As the Washington Post detailed this week, the situation in Jackson has been decades in the making. As the story explains:
White flight beginning in the 1970s drove onetime Jackson residents into neighboring areas. The city’s decline since then has prompted better-off Black residents to escape Jackson’s failing infrastructure, not just water but also roads and schools. The more recent departures further eroded the city’s tax base, lessening its ability to afford repairs or apply for federal money as its infrastructure crumbled.
A city that is disproportionately poor and Black suffers from lack of public resources to address the compelling needs of its population. To make matters worse, the state government and neighboring communities don’t want their tax dollars to support the supposedly “failed” urban areas.2
The results of this disinvestment are predictable. Antiquated public services, underfunded police departments, un-drive-able streets, struggling schools in dire need of repair. And then politicians claim that they don’t want tax dollars to go to these struggling areas where “it won’t make a difference.”
This is not a new issue. Minority neighborhoods have long been the target for developers as the land is relatively cheap and the residents have less political clout to fight back.
The Post had another recent story about two sisters in Richmond, VA who were trying to tell the history of the Jackson Ward.3 It had once been a thriving center of Black middle class activity, with its own Black Main Street. As anyone who knows the opening to The Watchmen, that's reminiscent of what Tulsa's Black business district was called. Where Tulsa's Black Main Street was destroyed by the racial animus of a white riot, Richmond's was the victim of infrastructure development.
A highway bisected the Jackson Ward in the 1940s. It was then determined a prime location for a public housing project. These factors contributed to an increase in crime in the neighborhood, which seemed to justify further disinvestment.
A similar story can be told in urban areas across the county. Poor minority populations were displaced or isolated by “development”. People moved away from those areas, starting a period of decline. And in the absence of a stable funding base, the problems expand exponentially.
This is why it is significant that the Federal Transportation department is committed to using Infrastructure funds to address racial inequity. In an NPR report this summer, Secretary Buttigieg launched a $1 Billion program to address the kinds of imbalances experienced in Jackson and Richmond (and New Orleans, Chicago, etc.).
"This is a forward-looking vision," Buttigieg said. "Our focus isn't about assigning blame. It isn't about getting caught up in guilt. It's about fixing a problem. It's about mending what has been broken, especially when the damage was done with taxpayer dollars."
As one would expect, conservative critics like Ron DeSantis express outrage at what he called “the ‘woke-ification’ of federal policy”. These critics argue that bridges and highways cannot be racist and that it’s silly to claim otherwise.

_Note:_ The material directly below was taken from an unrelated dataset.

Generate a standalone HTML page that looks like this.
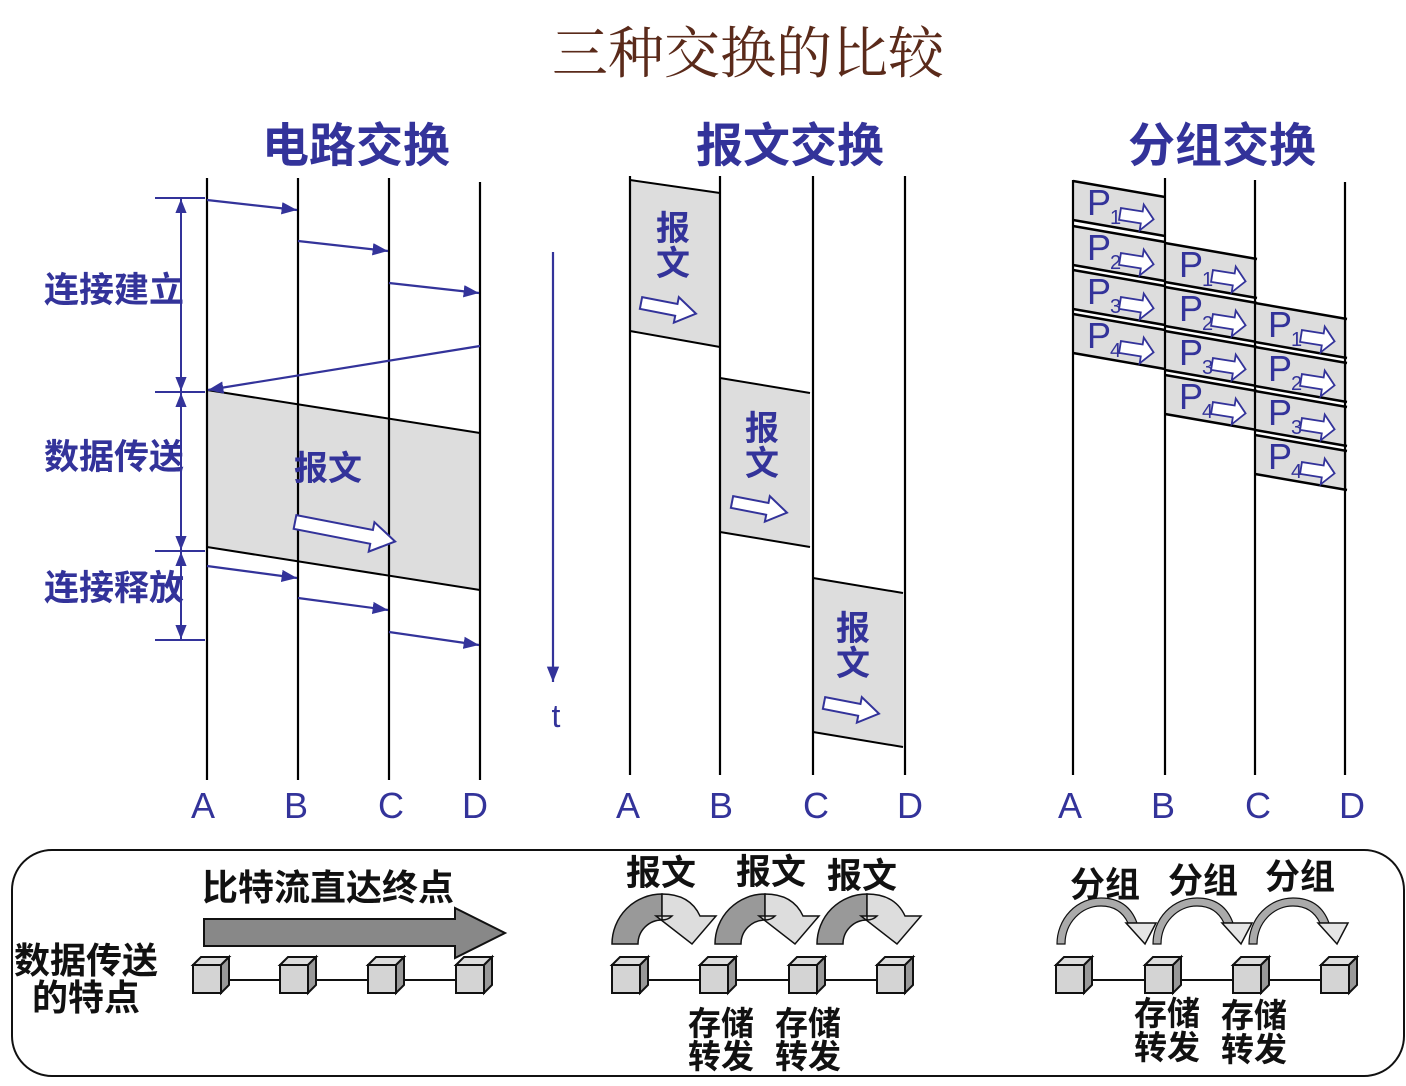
<!DOCTYPE html>
<html><head><meta charset="utf-8"><style>
html,body{margin:0;padding:0;background:#fff}
svg{display:block}
.b{font-family:"Liberation Sans","Noto Sans CJK SC",sans-serif;font-weight:bold;fill:#33339a}
.l{font-family:"Liberation Sans","Noto Sans CJK SC",sans-serif;fill:#33339a}
.k{font-family:"Liberation Sans","Noto Sans CJK SC",sans-serif;font-weight:bold;fill:#111}
</style></head><body>
<svg width="1406" height="1086" viewBox="0 0 1406 1086" xmlns="http://www.w3.org/2000/svg">
<defs>
<marker id="ah" viewBox="0 0 10 10" refX="10" refY="5" markerWidth="7" markerHeight="7" orient="auto"><path d="M0,1 L10,5 L0,9 Z" fill="#33339a"/></marker>
<g id="harrow"><path d="M0,-6 L36,-6 L36,-13 L56,0 L36,13 L36,6 L0,6 Z" fill="#fff" stroke="#33339a" stroke-width="2"/></g>
<g id="parrow"><path d="M0,-6 L22,-6 L22,-13 L34,0 L22,13 L22,6 L0,6 Z" fill="#fff" stroke="#33339a" stroke-width="1.8"/></g>
<g id="cube"><path d="M0,8 L8,0 L36,0 L28,8 Z" fill="#ddd" stroke="#111" stroke-width="2"/><path d="M28,8 L36,0 L36,28 L28,36 Z" fill="#999" stroke="#111" stroke-width="2"/><rect x="0" y="8" width="28" height="28" fill="#d4d4d4" stroke="#111" stroke-width="2"/></g>
<g id="marc"><path d="M612,944 A50,50 0 0 1 662,894 L662,920 A24,24 0 0 0 638,944 Z" fill="#999" stroke="#111" stroke-width="1.5"/><path d="M662,894 Q690,894 700,916 L716,916 L692,944 L656,916 L672,916 Q668,920 662,920 Z" fill="#ddd" stroke="#111" stroke-width="1.5"/></g>
<g id="parc"><path d="M1057,944 A44,46 0 0 1 1101,898 Q1128,898 1137,923 L1128,923 Q1120,906 1101,906 A36,38 0 0 0 1065,944 Z" fill="#aaa" stroke="#111" stroke-width="1.2"/><path d="M1126,923 L1156,923 L1145,944 Z" fill="#e5e5e5" stroke="#111" stroke-width="1.5"/></g>
<g id="pk"><path d="M0,0 L92,16 L92,55 L0,39 Z" fill="#ddd"/><path d="M0,0 L92,16 M0,39 L92,55" stroke="#000" stroke-width="2.5"/></g>
</defs>

<text x="748" y="73" font-family="Liberation Serif,'Noto Serif CJK SC',serif" font-size="56" fill="#5a2a1a" text-anchor="middle">三种交换的比较</text>
<text x="356" y="162" class="b" font-size="47" text-anchor="middle">电路交换</text>
<text x="790" y="162" class="b" font-size="47" text-anchor="middle">报文交换</text>
<text x="1222" y="162" class="b" font-size="47" text-anchor="middle">分组交换</text>

<!-- circuit -->
<path d="M207,390 L480,433 L480,590 L207,547 Z" fill="#ddd"/>
<path d="M207,390 L480,433 M207,547 L480,590" stroke="#000" stroke-width="2"/>
<g stroke="#000" stroke-width="2.2"><line x1="207" y1="178" x2="207" y2="780"/><line x1="298" y1="178" x2="298" y2="780"/><line x1="389" y1="178" x2="389" y2="780"/><line x1="480" y1="182" x2="480" y2="780"/></g>
<g stroke="#33339a" stroke-width="2.2" marker-end="url(#ah)">
<line x1="207" y1="200" x2="297" y2="210"/><line x1="298" y1="241" x2="388" y2="251"/><line x1="389" y1="283" x2="479" y2="293"/>
<line x1="480" y1="346" x2="208" y2="390"/>
<line x1="207" y1="566" x2="297" y2="578"/><line x1="298" y1="598" x2="388" y2="610"/><line x1="389" y1="632" x2="479" y2="645"/>
</g>
<text x="328" y="480" class="b" font-size="34" text-anchor="middle">报文</text>
<path transform="translate(295,522) rotate(11)" d="M0,-7 L78,-7 L78,-15 L102,0 L78,15 L78,7 L0,7 Z" fill="#fff" stroke="#33339a" stroke-width="2"/>
<g stroke="#33339a" stroke-width="2"><line x1="155" y1="198" x2="205" y2="198"/><line x1="155" y1="392" x2="205" y2="392"/><line x1="155" y1="551" x2="205" y2="551"/><line x1="155" y1="640" x2="205" y2="640"/></g>
<g stroke="#33339a" stroke-width="2" marker-end="url(#ah)">
<line x1="181" y1="295" x2="181" y2="199"/><line x1="181" y1="295" x2="181" y2="391"/>
<line x1="181" y1="470" x2="181" y2="393"/><line x1="181" y1="470" x2="181" y2="550"/>
<line x1="181" y1="596" x2="181" y2="552"/><line x1="181" y1="596" x2="181" y2="639"/>
</g>
<text x="44" y="302" class="b" font-size="35">连接建立</text>
<text x="44" y="469" class="b" font-size="35">数据传送</text>
<text x="44" y="600" class="b" font-size="35">连接释放</text>
<line x1="553" y1="252" x2="553" y2="682" stroke="#33339a" stroke-width="2.2" marker-end="url(#ah)"/>
<text x="556" y="727" class="l" font-size="32" text-anchor="middle">t</text>
<g class="l" font-size="36" text-anchor="middle"><text x="203" y="818">A</text><text x="296" y="818">B</text><text x="391" y="818">C</text><text x="475" y="818">D</text>
<text x="628" y="818">A</text><text x="721" y="818">B</text><text x="816" y="818">C</text><text x="910" y="818">D</text>
<text x="1070" y="818">A</text><text x="1163" y="818">B</text><text x="1258" y="818">C</text><text x="1352" y="818">D</text></g>

<!-- message -->
<g fill="#ddd"><path d="M630,180 L720,193 L720,347 L630,331 Z"/><path d="M720,378 L810,393 L810,547 L720,532 Z"/><path d="M813,578 L903,593 L903,747 L813,732 Z"/></g>
<g stroke="#000" stroke-width="2"><path d="M630,180 L720,193 M630,331 L720,347 M720,378 L810,393 M720,532 L810,547 M813,578 L903,593 M813,732 L903,747" fill="none"/></g>
<g stroke="#000" stroke-width="2.2"><line x1="630" y1="176" x2="630" y2="775"/><line x1="720" y1="176" x2="720" y2="775"/><line x1="813" y1="176" x2="813" y2="775"/><line x1="905" y1="176" x2="905" y2="775"/></g>
<g class="b" font-size="34" text-anchor="middle"><text x="673" y="240">报</text><text x="673" y="275">文</text><text x="762" y="440">报</text><text x="762" y="475">文</text><text x="853" y="640">报</text><text x="853" y="675">文</text></g>
<use href="#harrow" transform="translate(641,303) rotate(11)"/>
<use href="#harrow" transform="translate(732,502) rotate(11)"/>
<use href="#harrow" transform="translate(824,703) rotate(11)"/>

<!-- packet -->
<g>
<use href="#pk" x="1073" y="181"/><use href="#pk" x="1073" y="226"/><use href="#pk" x="1073" y="270"/><use href="#pk" x="1073" y="314"/>
<use href="#pk" x="1165" y="243"/><use href="#pk" x="1165" y="287"/><use href="#pk" x="1165" y="331"/><use href="#pk" x="1165" y="375"/>
<use href="#pk" x="1255" y="303"/><use href="#pk" x="1255" y="347"/><use href="#pk" x="1255" y="391"/><use href="#pk" x="1255" y="435"/>
</g>
<g stroke="#000" stroke-width="2.2"><line x1="1073" y1="180" x2="1073" y2="775"/><line x1="1165" y1="178" x2="1165" y2="775"/><line x1="1255" y1="180" x2="1255" y2="775"/><line x1="1345" y1="182" x2="1345" y2="775"/></g>
<g class="l" font-size="36">
<text x="1087" y="215">P</text><text x="1087" y="260">P</text><text x="1087" y="304">P</text><text x="1087" y="348">P</text>
<text x="1179" y="277">P</text><text x="1179" y="321">P</text><text x="1179" y="365">P</text><text x="1179" y="409">P</text>
<text x="1268" y="337">P</text><text x="1268" y="381">P</text><text x="1268" y="425">P</text><text x="1268" y="469">P</text>
</g>
<g class="l" font-size="20">
<text x="1110" y="224">1</text><text x="1110" y="269">2</text><text x="1110" y="313">3</text><text x="1110" y="357">4</text>
<text x="1202" y="286">1</text><text x="1202" y="330">2</text><text x="1202" y="374">3</text><text x="1202" y="418">4</text>
<text x="1291" y="346">1</text><text x="1291" y="390">2</text><text x="1291" y="434">3</text><text x="1291" y="478">4</text>
</g>
<g>
<use href="#parrow" transform="translate(1120,214) rotate(9)"/><use href="#parrow" transform="translate(1120,259) rotate(9)"/><use href="#parrow" transform="translate(1120,303) rotate(9)"/><use href="#parrow" transform="translate(1120,347) rotate(9)"/>
<use href="#parrow" transform="translate(1212,276) rotate(9)"/><use href="#parrow" transform="translate(1212,320) rotate(9)"/><use href="#parrow" transform="translate(1212,364) rotate(9)"/><use href="#parrow" transform="translate(1212,408) rotate(9)"/>
<use href="#parrow" transform="translate(1301,336) rotate(9)"/><use href="#parrow" transform="translate(1301,380) rotate(9)"/><use href="#parrow" transform="translate(1301,424) rotate(9)"/><use href="#parrow" transform="translate(1301,468) rotate(9)"/>
</g>

<!-- bottom box -->
<rect x="12" y="850" width="1392" height="226" rx="40" fill="none" stroke="#111" stroke-width="2"/>
<text x="86" y="973" class="k" font-size="36" text-anchor="middle">数据传送</text>
<text x="86" y="1010" class="k" font-size="36" text-anchor="middle">的特点</text>
<text x="328" y="900" class="k" font-size="36" text-anchor="middle">比特流直达终点</text>
<path d="M204,919 L455,919 L455,908 L505,933 L455,958 L455,946 L204,946 Z" fill="#888" stroke="#111" stroke-width="2"/>
<g stroke="#111" stroke-width="2"><line x1="215" y1="980" x2="480" y2="980"/><line x1="635" y1="980" x2="900" y2="980"/><line x1="1080" y1="980" x2="1345" y2="980"/></g>
<use href="#cube" x="193" y="957"/><use href="#cube" x="280" y="957"/><use href="#cube" x="368" y="957"/><use href="#cube" x="456" y="957"/>
<use href="#cube" x="612" y="957"/><use href="#cube" x="700" y="957"/><use href="#cube" x="789" y="957"/><use href="#cube" x="877" y="957"/>
<use href="#cube" x="1056" y="957"/><use href="#cube" x="1145" y="957"/><use href="#cube" x="1233" y="957"/><use href="#cube" x="1321" y="957"/>
<g class="k" font-size="35"><text x="626" y="885">报文</text><text x="736" y="884">报文</text><text x="827" y="888">报文</text></g>
<use href="#marc"/><use href="#marc" x="103"/><use href="#marc" x="205"/>
<g class="k" font-size="33" text-anchor="middle"><text x="721" y="1035">存储</text><text x="721" y="1068">转发</text><text x="808" y="1035">存储</text><text x="808" y="1068">转发</text>
<text x="1167" y="1025">存储</text><text x="1167" y="1059">转发</text><text x="1254" y="1027">存储</text><text x="1254" y="1061">转发</text></g>
<g class="k" font-size="35"><text x="1070" y="897">分组</text><text x="1168" y="893">分组</text><text x="1265" y="889">分组</text></g>
<use href="#parc"/><use href="#parc" x="96"/><use href="#parc" x="192"/>
</svg>
</body></html>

I think that those critics are not just wrong, but ahistorical in their understanding of how these things come about. Those highways, bridges, and public housing projects were put in those neighborhoods on purpose, precisely because they represented racial ambivalence if not animosity.
As I said above, this is Literal Structural Racism. We used structures to divide and isolate minority populations.
So what the Transportation Department is doing is good policy, even if the funding involved is way too small to meet the need. But it underscores that we must recognize the social costs these structural dynamics create.
I’ve long been advocating for a regional tax base as opposed to one based on city boundaries. Suburban areas that benefitted from White Flight or Class Flight also benefit from the urban center that makes the suburban and exurban ring work.4 States should allocate appropriate funds to urban areas as spreading the resource hit across all state residents would be less onerous. Urban developers should be required to offset the social costs on displaced populations in the same way they must for other infrastructure like parking and water. Major companies that benefit from the downtown location should pay more for those areas beyond the central business district. And, of course, the federal government can and should do more.
Once we recognize the structural inequalities created by our infrastructure and taxation decisions, I think we’re morally obligated to respond with sound policy. After all, we did this and we need to make it better.
The title is a popular rendition of Samuel Coleridge’s “Rime of the Ancient Mariner”.
The former president was fond of talking about failed Democrat-run cities without acknowledging how urban economics impacted those very areas. What would the response be to a water crisis in Palm Beach, home to Mar-a-Lago?
Named for General Stonewall Jackson as part of an 1871 gerrymander to keep Black votes from influencing local elections.
Not to forget the rural/small town areas — they need infrastructure supports as well and simply leaving them to the whims of the market is folly.
It is a disgrace that in the USA which is supposed to be one of the richest countries in the world we have this situation. You are right on analyzing the causes of this tragedy. Thank you!